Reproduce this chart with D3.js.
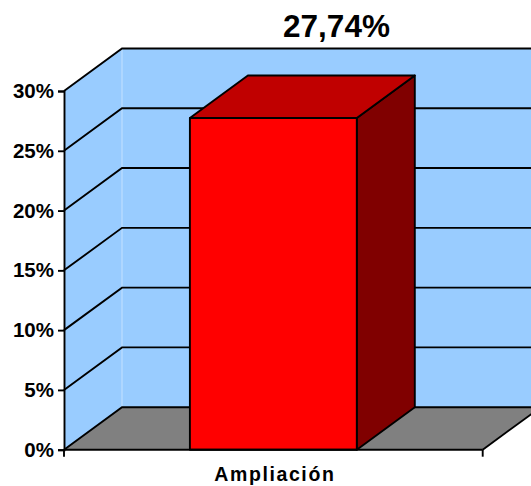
<!DOCTYPE html>
<html><head><meta charset="utf-8">
<script src="https://cdn.jsdelivr.net/npm/d3@7"></script>
<style>html,body{margin:0;padding:0;background:#fff}svg{display:block}text{font-family:"Liberation Sans",Arial,sans-serif;font-weight:bold;fill:#000}</style>
</head><body><svg id="c" width="531" height="486"></svg>
<script>
const categories = ["Ampliación"];
const values = [27.74];
const valueLabels = ["27,74%"];
const yTicks = [0, 5, 10, 15, 20, 25, 30];
const W = 531, H = 486;
const svg = d3.select("#c").attr("viewBox", [0, 0, W, H]);
const dx = 58, dy = -42.5;
const x = d3.scaleBand().domain(categories).range([64, 482.7]).padding(0.43);
const y = d3.scaleLinear().domain([0, 30]).range([449.7, 91]);
const x0 = x.range()[0], x1 = x.range()[1];
const poly = pts => pts.map(p => p.join(",")).join(" ");
const ink = "#000";
const sw = 1.9;
const yMax = y(30), yMin = y(0);

// walls
svg.append("polygon").attr("fill", "#99CCFF")
  .attr("points", poly([[x0, yMin], [x0, yMax], [x0 + dx, yMax + dy], [x1 + dx, yMax + dy], [x1 + dx, yMin + dy], [x0 + dx, yMin + dy]]));
svg.append("line").attr("x1", x0 + dx).attr("x2", x0 + dx).attr("y1", yMax + dy).attr("y2", yMin + dy)
  .attr("stroke", "#C4E1FF").attr("stroke-width", 1);
// floor
svg.append("polygon").attr("fill", "#808080")
  .attr("points", poly([[x0, yMin], [x0 + dx, yMin + dy], [x1 + dx, yMin + dy], [x1, yMin]]));
svg.append("line").attr("x1", x1).attr("y1", yMin).attr("x2", x1 + dx).attr("y2", yMin + dy)
  .attr("stroke", ink).attr("stroke-width", sw);

// gridlines
svg.append("g").selectAll("polyline").data(yTicks).join("polyline")
  .attr("fill", "none").attr("stroke", ink).attr("stroke-width", sw)
  .attr("points", d => poly([[x0, y(d)], [x0 + dx, y(d) + dy], [x1 + dx, y(d) + dy]]));

// bar
const bar = svg.append("g").selectAll("g").data(categories).join("g");
const bw = x.bandwidth();
const cuboid = (c, i, fn, fill) => bar.filter(d => d === c).append("polygon")
  .attr("fill", fill).attr("stroke", ink).attr("stroke-width", sw).attr("stroke-linejoin", "round")
  .attr("points", poly(fn(x(c), y(values[i]))));
categories.forEach((c, i) => {
  cuboid(c, i, (l, t) => [[l + bw, t], [l + bw + dx, t + dy], [l + bw + dx, yMin + dy], [l + bw, yMin]], "#800000");
  cuboid(c, i, (l, t) => [[l, t], [l + dx, t + dy], [l + bw + dx, t + dy], [l + bw, t]], "#C00000");
  cuboid(c, i, (l, t) => [[l, t], [l + bw, t], [l + bw, yMin], [l, yMin]], "#FF0000");
});

// axes
const yAxis = d3.axisLeft(y).tickValues(yTicks).tickFormat(d => d + "%").tickSize(6).tickPadding(4);
const gy = svg.append("g").attr("transform", `translate(${x0},0)`).call(yAxis);
gy.select(".domain").attr("stroke", ink).attr("stroke-width", sw);
gy.selectAll(".tick line").attr("stroke", ink).attr("stroke-width", sw);
gy.selectAll("text").attr("font-size", 20.5).attr("font-family", '"Liberation Sans",Arial,sans-serif').attr("font-weight", "bold").attr("fill", "#000");

const xAxis = d3.axisBottom(x).tickSize(0).tickPadding(17);
const gx = svg.append("g").attr("transform", `translate(1.5,${yMin})`).call(xAxis);
gx.select(".domain").remove();
gx.selectAll("text").attr("font-size", 19.5).attr("letter-spacing", 1.6).attr("font-family", '"Liberation Sans",Arial,sans-serif').attr("font-weight", "bold").attr("fill", "#000");
[x0, x1].forEach(v => svg.append("line").attr("x1", v).attr("x2", v).attr("y1", yMin).attr("y2", yMin + 7)
  .attr("stroke", ink).attr("stroke-width", sw));
svg.append("line").attr("x1", x0).attr("x2", x1).attr("y1", yMin).attr("y2", yMin).attr("stroke", ink).attr("stroke-width", sw);

// value label
svg.append("g").selectAll("text").data(values).join("text")
  .attr("x", 336.5).attr("y", 37).attr("text-anchor", "middle").attr("font-size", 31.5)
  .text((d, i) => valueLabels[i]);
</script></body></html>
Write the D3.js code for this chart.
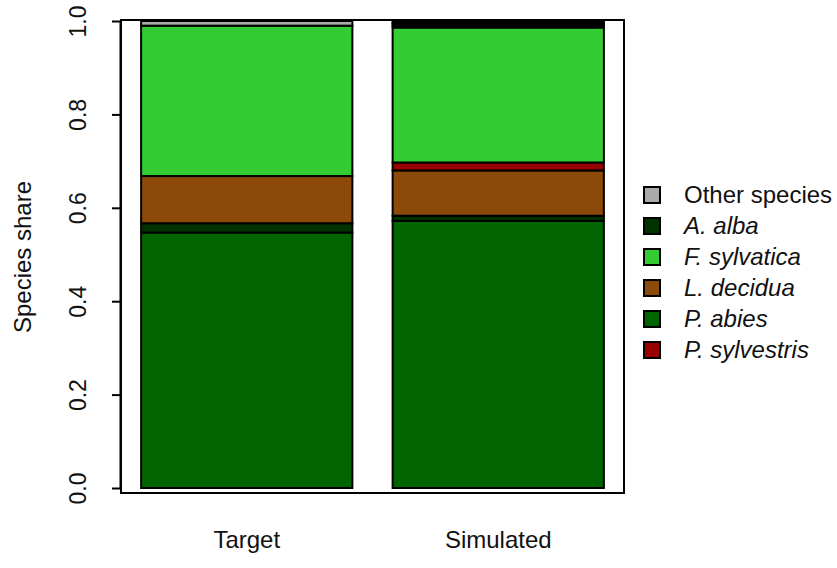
<!DOCTYPE html>
<html>
<head>
<meta charset="utf-8">
<script src="https://cdn.jsdelivr.net/npm/d3@7"></script>
<style>
  body { margin: 0; background: #fff; }
  text { font-family: "Liberation Sans", Arial, sans-serif; fill: #111; }
</style>
</head>
<body>
<div id="chart"></div>
<script>
// bars and the stacking order (bottom to top)
const groups = ["Target", "Simulated"];
const stackOrder = ["P. abies", "A. alba", "L. decidua", "P. sylvestris", "F. sylvatica", "Other species"];

// species shares per bar, same order as stackOrder
const targetShares = [0.547, 0.020, 0.101, 0.000, 0.322, 0.010];
const simulatedShares = [0.572, 0.011, 0.097, 0.017, 0.289, 0.014];
// "Other species" in the simulation is made of several small species
const simulatedOtherParts = [0.004, 0.004, 0.003, 0.003];

// legend
const legendNames = ["Other species", "A. alba", "F. sylvatica", "L. decidua", "P. abies", "P. sylvestris"];
const legendItalic = [false, true, true, true, true, true];
const colors = {
  "Other species": "#aaaaaa",
  "A. alba": "#003300",
  "F. sylvatica": "#33cc33",
  "L. decidua": "#8b4a0a",
  "P. abies": "#006400",
  "P. sylvestris": "#990000"
};

const yTicks = [0, 0.2, 0.4, 0.6, 0.8, 1.0];

const W = 837, H = 568;
const svg = d3.select("#chart").append("svg")
  .attr("width", W).attr("height", H);

const y = d3.scaleLinear().domain([0, 1]).range([488, 21]);
const x = d3.scaleBand().domain(groups).range([121, 624]).paddingInner(0.16).paddingOuter(0.08);

// build stacked segments
function segmentsFor(group, shares) {
  const segs = [];
  let base = 0;
  stackOrder.forEach((sp, i) => {
    const parts = (group === "Simulated" && sp === "Other species") ? simulatedOtherParts : [shares[i]];
    parts.forEach(v => {
      segs.push({group: group, species: sp, y0: base, y1: base + v});
      base += v;
    });
  });
  return segs;
}
const segments = segmentsFor("Target", targetShares).concat(segmentsFor("Simulated", simulatedShares));

svg.append("g").selectAll("rect")
  .data(segments)
  .join("rect")
  .attr("x", d => x(d.group))
  .attr("width", x.bandwidth())
  .attr("y", d => y(d.y1))
  .attr("height", d => y(d.y0) - y(d.y1))
  .attr("fill", d => colors[d.species])
  .attr("stroke", "#000")
  .attr("stroke-width", 2);

// plot box
svg.append("rect")
  .attr("x", 121).attr("y", 20)
  .attr("width", 503).attr("height", 473)
  .attr("fill", "none").attr("stroke", "#000").attr("stroke-width", 2);

// y axis
const yAxis = svg.append("g")
  .attr("transform", "translate(120,0)")
  .call(d3.axisLeft(y).tickValues(yTicks).tickFormat(d3.format(".1f")).tickSize(8).tickSizeOuter(0));
yAxis.select(".domain").attr("stroke", "#000").attr("stroke-width", 2);
yAxis.selectAll(".tick line").attr("stroke", "#000").attr("stroke-width", 2);
yAxis.selectAll(".tick text")
  .attr("x", 0).attr("y", 0)
  .attr("transform", "translate(-42,0) rotate(-90)")
  .attr("text-anchor", "middle")
  .attr("dy", "0.35em")
  .style("font-size", "23px")
  .style("font-family", "Liberation Sans, Arial, sans-serif")
  .attr("fill", "#111");

// y title
svg.append("text")
  .attr("transform", `translate(31,${(20 + 488) / 2 + 3}) rotate(-90)`)
  .attr("text-anchor", "middle")
  .style("font-size", "24px")
  .text("Species share");

// x labels
svg.append("g").selectAll("text")
  .data(groups)
  .join("text")
  .attr("x", d => x(d) + x.bandwidth() / 2)
  .attr("y", 548)
  .attr("text-anchor", "middle")
  .style("font-size", "24px")
  .text(d => d);

// legend
const legend = svg.append("g");
const rowY = i => 195 + i * 31;
legend.selectAll("rect")
  .data(legendNames)
  .join("rect")
  .attr("x", 644).attr("y", (d, i) => rowY(i) - 8)
  .attr("width", 16).attr("height", 16)
  .attr("fill", d => colors[d])
  .attr("stroke", "#000").attr("stroke-width", 2);
legend.selectAll("text")
  .data(legendNames)
  .join("text")
  .attr("x", 684).attr("y", (d, i) => rowY(i) + 8)
  .style("font-size", "24px")
  .style("font-style", (d, i) => legendItalic[i] ? "italic" : "normal")
  .text(d => d);
</script>
</body>
</html>
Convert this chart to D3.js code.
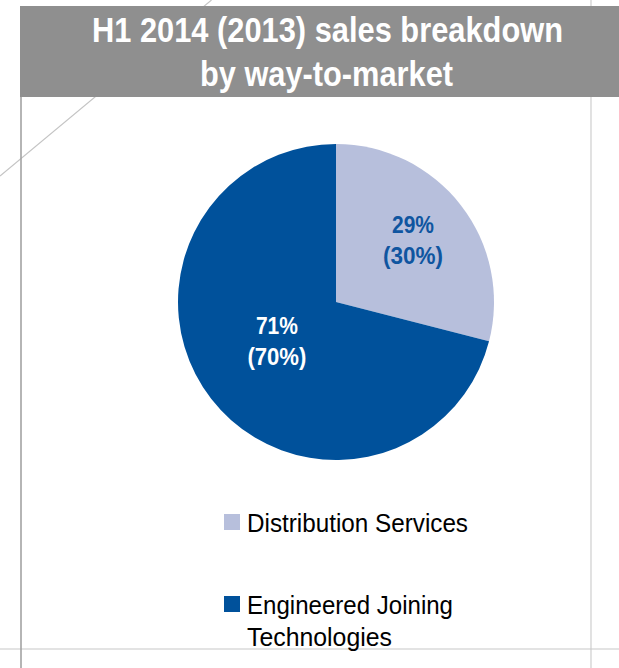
<!DOCTYPE html>
<html>
<head>
<meta charset="utf-8">
<script src="https://cdn.jsdelivr.net/npm/d3@7"></script>
<style>
  html, body { margin: 0; padding: 0; background: #fff; }
  svg { display: block; }
  text { font-family: "Liberation Sans", Arial, sans-serif; }
</style>
</head>
<body>
<svg id="chart" width="619" height="668"></svg>
<script>
// ---- data ----
const titleLines = ["H1 2014 (2013) sales breakdown", "by way-to-market"];
const categories = ["Distribution Services", "Engineered Joining Technologies"];
const legendLines = [["Distribution Services"], ["Engineered Joining", "Technologies"]];
const values2014 = [29, 71];
const values2013 = [30, 70];
const sliceColors = ["#b7bfdc", "#00519b"];
const labelColors = ["#0f55a0", "#ffffff"];

// ---- layout ----
const W = 619, H = 668;
const svg = d3.select("#chart");

// background guide lines
svg.append("line").attr("x1", 591).attr("y1", 0).attr("x2", 591).attr("y2", H)
  .attr("stroke", "#d2d2d2").attr("stroke-width", 1.3);
svg.append("line").attr("x1", 0).attr("y1", 649).attr("x2", W).attr("y2", 649)
  .attr("stroke", "#c8c8c8").attr("stroke-width", 1.2);
svg.append("line").attr("x1", 0).attr("y1", 176).attr("x2", 211.5).attr("y2", 0)
  .attr("stroke", "#c4c4c4").attr("stroke-width", 1.1);
svg.append("line").attr("x1", 21).attr("y1", 97).attr("x2", 21).attr("y2", H)
  .attr("stroke", "#a3a3a3").attr("stroke-width", 1.6);

// title banner
svg.append("rect").attr("x", 20).attr("y", 6).attr("width", W - 20).attr("height", 91)
  .attr("fill", "#8f8f8f");
const titleSpecs = [{ y: 42, len: 471 }, { y: 86, len: 253 }];
titleLines.forEach((t, i) => {
  svg.append("text")
    .attr("x", i === 0 ? 92 : 200).attr("y", titleSpecs[i].y)
    .attr("font-size", 35).attr("font-weight", "bold").attr("fill", "#ffffff")
    .attr("textLength", titleSpecs[i].len).attr("lengthAdjust", "spacingAndGlyphs")
    .text(t);
});

// pie
const cx = 336, cy = 302, R = 158;
const pie = d3.pie().sort(null).value(d => d.v).startAngle(0).endAngle(2 * Math.PI);
const data = categories.map((c, i) => ({ c, v: values2014[i], prev: values2013[i], i }));
const arcs = pie(data);
const arc = d3.arc().innerRadius(0).outerRadius(R);
const g = svg.append("g").attr("transform", `translate(${cx},${cy})`);
g.selectAll("path.slice").data(arcs).enter().append("path")
  .attr("class", "slice")
  .attr("d", arc)
  .attr("fill", (d, i) => sliceColors[i]);

// labels
const labelR = [100, 71];
const labelW = [[42, 60], [42, 59]];
arcs.forEach((d, i) => {
  const la = d3.arc().innerRadius(labelR[i]).outerRadius(labelR[i]);
  const [x, y] = la.centroid(d);
  const lines = [`${d.data.v}%`, `(${d.data.prev}%)`];
  lines.forEach((t, k) => {
    g.append("text")
      .attr("x", x - (i === 1 ? 3 : 2)).attr("y", y - (i === 1 ? 6 : 2) + (k === 0 ? -6 : 25.5))
      .attr("text-anchor", "middle")
      .attr("font-size", 24).attr("font-weight", "bold")
      .attr("fill", labelColors[i])
      .attr("textLength", labelW[i][k]).attr("lengthAdjust", "spacingAndGlyphs")
      .text(t);
  });
});

// legend
const legendY = [514, 596];
const legendLens = [[221], [206, 145]];
categories.forEach((c, i) => {
  svg.append("rect").attr("x", 224).attr("y", legendY[i]).attr("width", 16).attr("height", 16)
    .attr("fill", sliceColors[i]);
  legendLines[i].forEach((t, k) => {
    svg.append("text")
      .attr("x", 247).attr("y", legendY[i] + 17.5 + k * 32.5)
      .attr("font-size", 25).attr("fill", "#000000")
      .attr("textLength", legendLens[i][k]).attr("lengthAdjust", "spacingAndGlyphs")
      .text(t);
  });
});
</script>
</body>
</html>
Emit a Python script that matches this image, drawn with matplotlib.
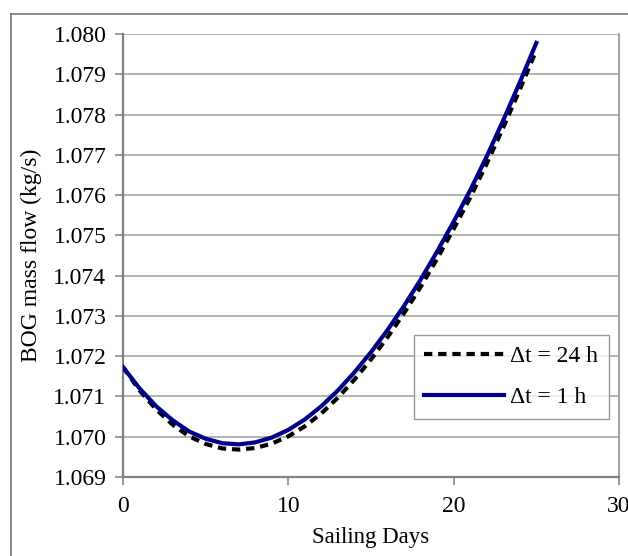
import matplotlib
matplotlib.use("Agg")
import matplotlib.pyplot as plt
from matplotlib.lines import Line2D

# dias de viagem e vazao de BOG (kg/s)
days = list(range(0, 26))
bog_24h = [1.07173, 1.07115, 1.07068, 1.07030, 1.07001, 1.06982, 1.06971,
           1.06968, 1.06972, 1.06983, 1.07001, 1.07026, 1.07058, 1.07097,
           1.07142, 1.07192, 1.07247, 1.07307, 1.07372, 1.07442, 1.07516,
           1.07594, 1.07678, 1.07768, 1.07862, 1.07960]
bog_1h = [1.07173, 1.07120, 1.07076, 1.07041, 1.07013, 1.06995, 1.06984,
          1.06981, 1.06986, 1.06998, 1.07017, 1.07043, 1.07076, 1.07115,
          1.07160, 1.07210, 1.07265, 1.07325, 1.07390, 1.07460, 1.07534,
          1.07612, 1.07696, 1.07786, 1.07880, 1.07978]
labels = ['\u0394t = 24 h', '\u0394t = 1 h']
x_ticks = [0, 10, 20, 30]
y_ticks = [1.069 + 0.001 * i for i in range(12)]

plt.rcParams['font.family'] = ['Liberation Serif', 'DejaVu Serif']

fig = plt.figure(figsize=(6.28, 5.56), dpi=100)
ax = fig.add_axes([123 / 628, 1 - 477 / 556, 496 / 628, 443 / 556])

ax.plot(days, bog_24h, color='black', lw=3, ls=(0, (2, 1.4)), label=labels[0], zorder=3)
ax.plot(days, bog_1h, color='#00008b', lw=3, label=labels[1], zorder=4)

ax.set_xlim(0, 30)
ax.set_ylim(1.069, 1.080)
ax.set_xticks(x_ticks)
ax.set_yticks(y_ticks)
ax.set_yticklabels([f'{v:.3f}' for v in y_ticks])
ax.tick_params(labelsize=17, color='#888888', length=6, width=1.2)
ax.tick_params(axis='y', pad=6)
ax.tick_params(axis='x', pad=8)
ax.grid(axis='y', color='#a6a6a6', lw=1.2)
ax.set_axisbelow(True)
for s in ['left', 'bottom']:
    ax.spines[s].set_color('#808080')
    ax.spines[s].set_linewidth(1.6)
ax.spines['right'].set_color('#999999')
ax.spines['right'].set_linewidth(1.3)
ax.spines['top'].set_visible(False)

ax.set_xlabel('Sailing Days', fontsize=16.5, labelpad=7)
ax.set_ylabel('BOG mass flow (kg/s)', fontsize=17, labelpad=8)

leg = ax.legend(loc='lower right', bbox_to_anchor=(609 / 628, 1 - 419 / 556),
                bbox_transform=fig.transFigure, fontsize=17, frameon=True,
                fancybox=False, edgecolor='#808080', handlelength=3.4,
                handletextpad=0.25, borderpad=0.45, labelspacing=0.85,
                borderaxespad=0)
leg.get_frame().set_linewidth(1.0)

# moldura externa
fig.add_artist(Line2D([10.5 / 628, 10.5 / 628], [0, 1 - 14 / 556], transform=fig.transFigure,
                      color='#777777', lw=1.2))
fig.add_artist(Line2D([10.5 / 628, 1], [1 - 14 / 556, 1 - 14 / 556], transform=fig.transFigure,
                      color='#777777', lw=1.2))

plt.savefig('out.png', dpi=100)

### What you should do
Copy nothing but the lines from the first one in the listing through the line with "dx, y(d) + dy]]));", and omit the pictures.

### Exercise result
Reproduce this chart with D3.js.
<!DOCTYPE html>
<html><head><meta charset="utf-8">
<script src="https://cdn.jsdelivr.net/npm/d3@7"></script>
<style>html,body{margin:0;padding:0;background:#fff}svg{display:block}text{font-family:"Liberation Sans",Arial,sans-serif;font-weight:bold;fill:#000}</style>
</head><body><svg id="c" width="531" height="486"></svg>
<script>
const categories = ["Ampliación"];
const values = [27.74];
const valueLabels = ["27,74%"];
const yTicks = [0, 5, 10, 15, 20, 25, 30];
const W = 531, H = 486;
const svg = d3.select("#c").attr("viewBox", [0, 0, W, H]);
const dx = 58, dy = -42.5;
const x = d3.scaleBand().domain(categories).range([64, 482.7]).padding(0.43);
const y = d3.scaleLinear().domain([0, 30]).range([449.7, 91]);
const x0 = x.range()[0], x1 = x.range()[1];
const poly = pts => pts.map(p => p.join(",")).join(" ");
const ink = "#000";
const sw = 1.9;
const yMax = y(30), yMin = y(0);

// walls
svg.append("polygon").attr("fill", "#99CCFF")
  .attr("points", poly([[x0, yMin], [x0, yMax], [x0 + dx, yMax + dy], [x1 + dx, yMax + dy], [x1 + dx, yMin + dy], [x0 + dx, yMin + dy]]));
svg.append("line").attr("x1", x0 + dx).attr("x2", x0 + dx).attr("y1", yMax + dy).attr("y2", yMin + dy)
  .attr("stroke", "#C4E1FF").attr("stroke-width", 1);
// floor
svg.append("polygon").attr("fill", "#808080")
  .attr("points", poly([[x0, yMin], [x0 + dx, yMin + dy], [x1 + dx, yMin + dy], [x1, yMin]]));
svg.append("line").attr("x1", x1).attr("y1", yMin).attr("x2", x1 + dx).attr("y2", yMin + dy)
  .attr("stroke", ink).attr("stroke-width", sw);

// gridlines
svg.append("g").selectAll("polyline").data(yTicks).join("polyline")
  .attr("fill", "none").attr("stroke", ink).attr("stroke-width", sw)
  .attr("points", d => poly([[x0, y(d)], [x0 + dx, y(d) + dy], [x1 + dx, y(d) + dy]]));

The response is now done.